Mrs. Mooney was once married to a drinker who tried to attack her with a meat cleaver one night. After that, Mrs. Mooney got permission from the priest to separate from her husband (since divorce was still not legal in Ireland at the time). With the money she took from the marriage, Mrs. Mooney set up a boarding house, where her lodgers are mostly clerks, as well as touring musical performers who inhabit the fringes of respectable society. Her lodgers refer to her as “The Madam.”

Mrs. Mooney’s two children also live at the boarding house: her son, Jack, a clerk who’s prone to fighting and betting, and her daughter, Polly, a pretty and flirtatious girl of 19. Mrs. Mooney had sent Polly to work as a typist for a corn trader but brought her home again when her father kept bothering her at work. At the boarding house, Mrs. Mooney deliberately turns a blind eye on Polly’s flirtations with the lodgers, even when one flirtation seems to go farther, developing into a secret relationship.

When she’s sure that the relationship has progressed too far for the man to back out, Mrs. Mooney decides to intervene, first by having a frank conversation with Polly to see how far things have gone. The next morning, a sunny Sunday, she sits alone in her breakfast room and contemplates the conversation she plans to have with Mr. Doran. She is determined to secure a marriage proposal for Polly, and she feels confident she’ll succeed. She knows that Mr. Doran has a good salary and some money put aside, and she feels satisfied with herself.

Meanwhile, Mr.

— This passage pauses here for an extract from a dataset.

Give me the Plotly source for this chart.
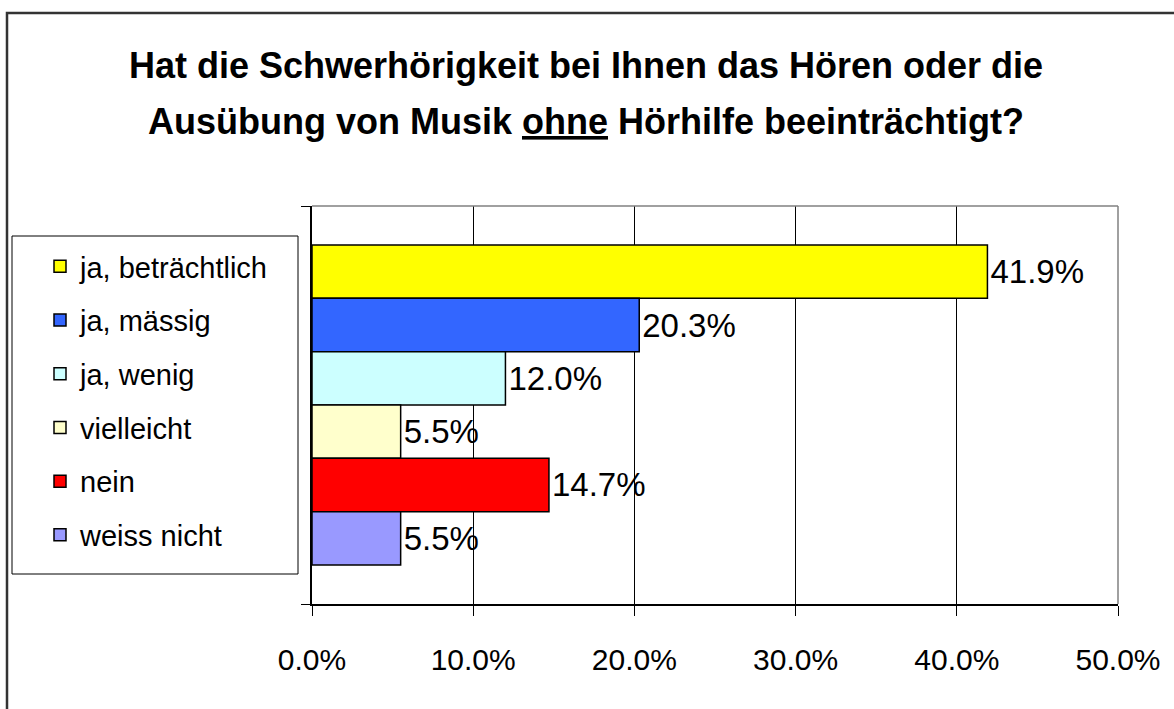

Doran is in his bedroom, very anxious at the prospect of this conversation. He is shaking too much to shave, in agony every time he remembers confessing the affair to the priest the night before. He isn’t sure whether he loves or even likes Polly, and he feels his family would look down on her, but he’s terrified by the prospect of losing his job or his reputation if word of the relationship gets out.

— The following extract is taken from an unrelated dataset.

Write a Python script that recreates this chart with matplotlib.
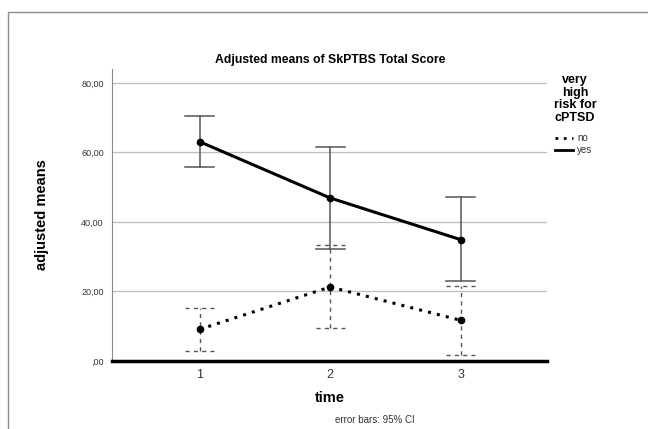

While Mr. Doran agonizes, Polly comes to his bedroom door and tells him she has told her mother all about their affair. She seems distraught, and he comforts her, and he remembers the temptations that led him to this point: her waiting up to serve him dinner and punch, and coming to his bedroom door late one night to relight her candle.

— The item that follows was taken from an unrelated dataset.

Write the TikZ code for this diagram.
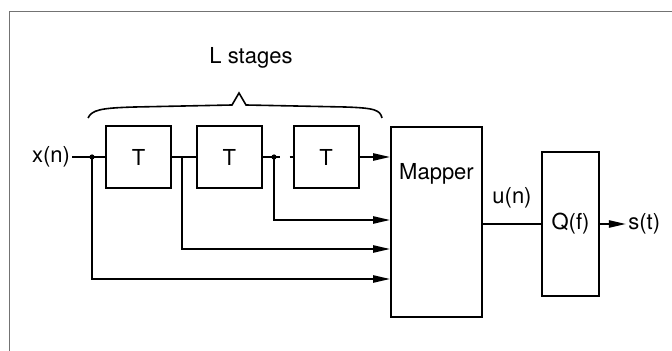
\documentclass[tikz,border=0pt]{standalone}
\usepackage{fontspec}
\setmainfont{TeX Gyre Heros}
\usetikzlibrary{arrows.meta,positioning}

\begin{document}
\begin{tikzpicture}[x=0.5pt, y=-0.5pt,
  every node/.style={font=\fontsize{11}{13}\selectfont},
  dly/.style={draw, line width=0.9pt, minimum width=32.5pt, minimum height=31pt,
              inner sep=0pt},
  blk/.style={draw, line width=0.9pt, inner sep=0pt},
  lbl/.style={inner sep=1pt},
  wire/.style={line width=0.9pt},
  arr/.style={-{Triangle[length=8.5pt,width=3.6pt]}, line width=0.9pt}]
  \useasboundingbox (0,0) rectangle (672,351);
  % open frame
  \draw[black!55, line width=0.5pt] (9,351) -- (9,12) -- (672,12);
  % nodes
  \node[lbl] (xn) at (51,157) {x(n)};
  \node[dly] (t1) at (138.5,157) {T};
  \node[dly, right=12pt of t1] (t2) {T};
  \node[dly, right=15pt of t2] (t3) {T};
  \node[blk, minimum width=45.5pt, minimum height=95pt,
        label={[anchor=center, yshift=-24pt]north:Mapper}] (mapper) at (436.5,222) {};
  \node[blk, minimum width=28.5pt, minimum height=72pt] (q) at (570.5,224) {Q(f)};
  \node[lbl, right=13pt of q] (st) {s(t)};
  \node[lbl] (un) at (512,198) {u(n)};
  \node (lst) at (251,58) {L stages};
  % taps
  \coordinate (s0) at (92,157);
  \coordinate (s1) at (182,157);
  \coordinate (s2) at (274,157);
  \coordinate (gapL) at (280,157);
  \coordinate[left=1.5pt of t3.west] (gapR);
  % delay line
  \draw[wire] (xn) -- (t1);
  \draw[wire] (t1) -- (t2);
  \draw[wire] (t2.east) -- (gapL);
  \draw[wire] (gapR) -- (t3.west);
  \draw[arr] (t3) -- (t3.east -| mapper.west);
  \fill (s0) circle (1.3pt);
  \fill (s2) circle (1.3pt);
  \draw[arr] (s2) |- (mapper.west |- 0,220);
  \draw[arr] (s1) |- (mapper.west |- 0,249);
  \draw[arr] (s0) |- (mapper.west |- 0,279);
  % output
  \draw[wire] (q.west -| mapper.east) -- (q.west);
  \draw[arr] (q) -- (st);
  % brace over the stages
  \draw[line width=0.8pt] (88,118) .. controls (92,110) and (100,108) .. (135,107)
    -- (232,105) -- (239,93) -- (246,105) -- (345,107)
    .. controls (375,108) and (380,110) .. (382,118);
\end{tikzpicture}
\end{document}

The servant, Mary, comes to fetch Mr. Doran to speak to Mrs. Mooney. Mr. Doran leaves Polly crying on the bed, and on the way down the stairs he imagines his disapproving employer again, while also passing Jack Mooney, and remembering how he’d threatened violence upon another lodger for a perceived sexual comment about Polly.

In the bedroom, Polly wipes away her tears and slips into happy daydreams, totally unperturbed. Soon Mrs. Mooney calls her downstairs, saying that Mr. Doran would like to talk to her.